As empresas de telefonia também estão entre as mais reclamadas. Mas os campeões, de longe, são os bancos. As reclamações de clientes de instituições bancárias deram origem a quase 15 mil processos novos só no ano passado. Só no primeiro semestre deste ano foram quase 6 mil novas ações ajuizadas. E o número continua crescendo. Outro setor que está gerando muitas reclamações é o da construção civil. São muitos casos de abusos por parte de construtoras e os compradores estão mais atentos para isso.


Para o presidente da Comissão de Direito do Consumidor da seccional goiana da Ordem dos Advogados do Brasil (OAB-GO), Rogério Rocha, o acesso à informação, por parte dos consumidores, cresceu em velocidade superior ao do desrespeito das empresas por normas e leis. “Quando sabem que têm direitos, as pessoas começam a buscar o Judiciário e isso é muito positivo”, avalia Rocha. Mesmo com a sobrecarga, ele avalia que a principal tarefa do Judiciário é julgar com o rigor da lei. “Só vão aprender quando sentirem no bolso o valor da condenação”, opina o advogado, acrescentando que é vantajoso para as empresas o comportamento da maioria dos consumidores, que não procuram seus direitos.

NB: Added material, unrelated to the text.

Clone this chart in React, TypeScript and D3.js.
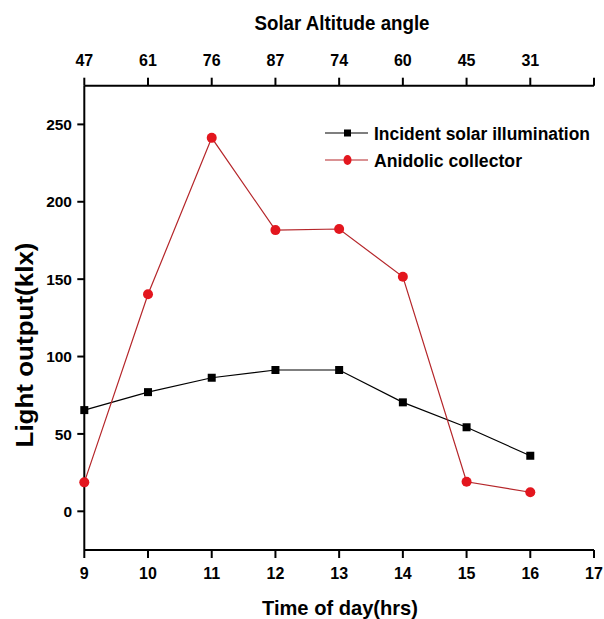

“Numa sociedade em que tudo tem valor, o sofrimento de uma pessoa decorrente de falhas na relação de consumo, como não entrega de um bem, também tem de ser valorado”, entende. E o Judiciário tem começado a entender que o tempo desprendido para resolver problemas, como horas em filas de banco, call centers, em deslocamentos inúteis, telefonemas que nada resolvem, tem de ser compensado. “Os call centers são estrategicamente feitos para cansar o consumidor, para que ele desista. São estratégias de mercado”, afirma Rocha, para concluir: o aumento das demandas decorre diretamente do aumento da informação. Ele pondera ainda que, mesmo com a demora decorrente da sobrecarga, compensa procurar a via judicial.